What is your target in the first year of operations?


To have four films ready, make two films till next year and also make one very big franchise. For the four films, the story is done. We will be now be getting into screenplay writing. Over three years, we are aiming to have four-five big franchises across mediums and are also hoping to create a mini-series that completely changes the way content is seen for digital.


What about the other talents like directors, actors?


Like I mentioned earlier, that films is not the only criteria at Trinity Pictures. Having said that, we definitely want to work with established directors for our bigger films. At the same time, I am also very open to new directors and writers. However, some films will need experienced hands.
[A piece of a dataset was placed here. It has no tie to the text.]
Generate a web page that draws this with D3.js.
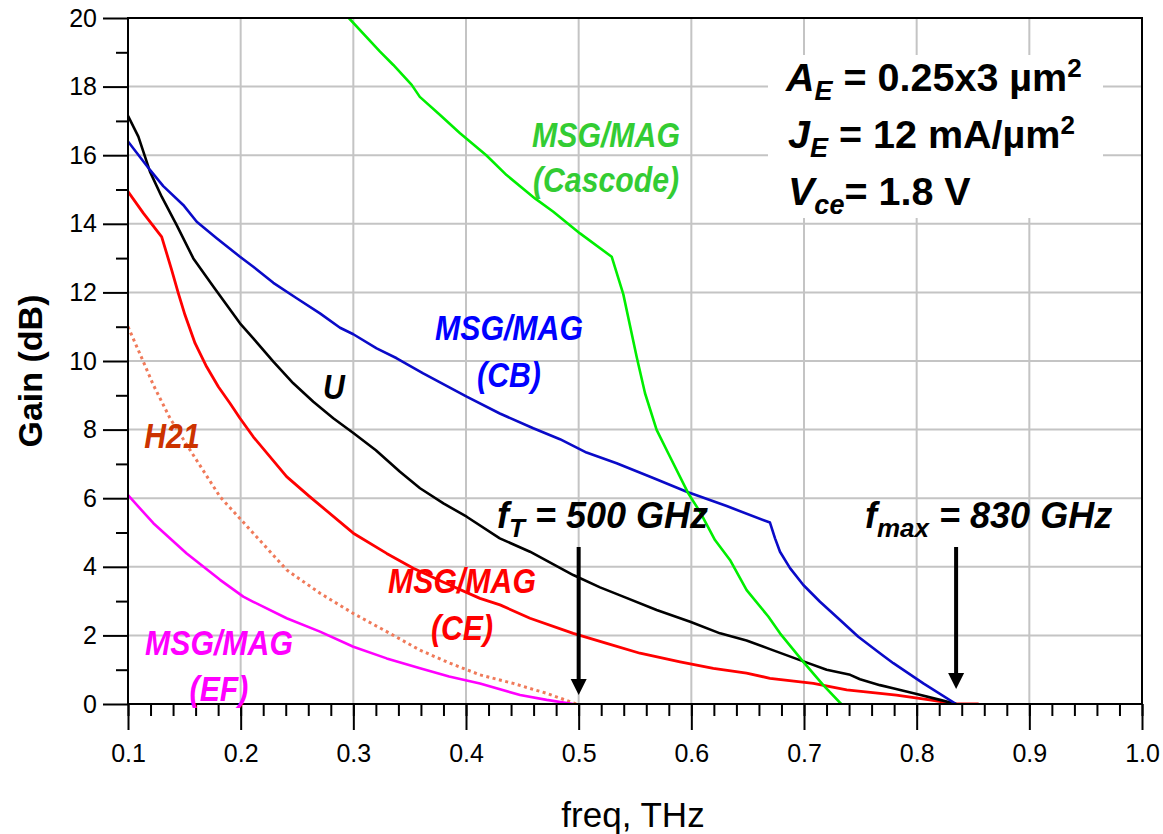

The great thing is that all the directors I have spoken to, have been very excited about what Trinity wants to do in terms of franchises, having a writers’ room etc. We are in discussions and negotiations with a few directors.


As far as actors go, we have not thought about it at the moment. Directors will finally decide on the actors. Our focus is to create good scripts and get good directors in.


Is Trinity Pictures looking to exploit the film franchises for merchandising, animation etc?


Absolutely. Like I said, gaming and comics will be a part of merchandising. We will also be looking at animation films but that will take some time. First, we want to get a couple of good films and franchises rolling… but everything will travel from one medium to another.


What kind of budgets is Trinity Pictures looking at for making films?


All kinds of budgets from Rs 5 crore to Rs 50 crore to even Rs 100 crore films.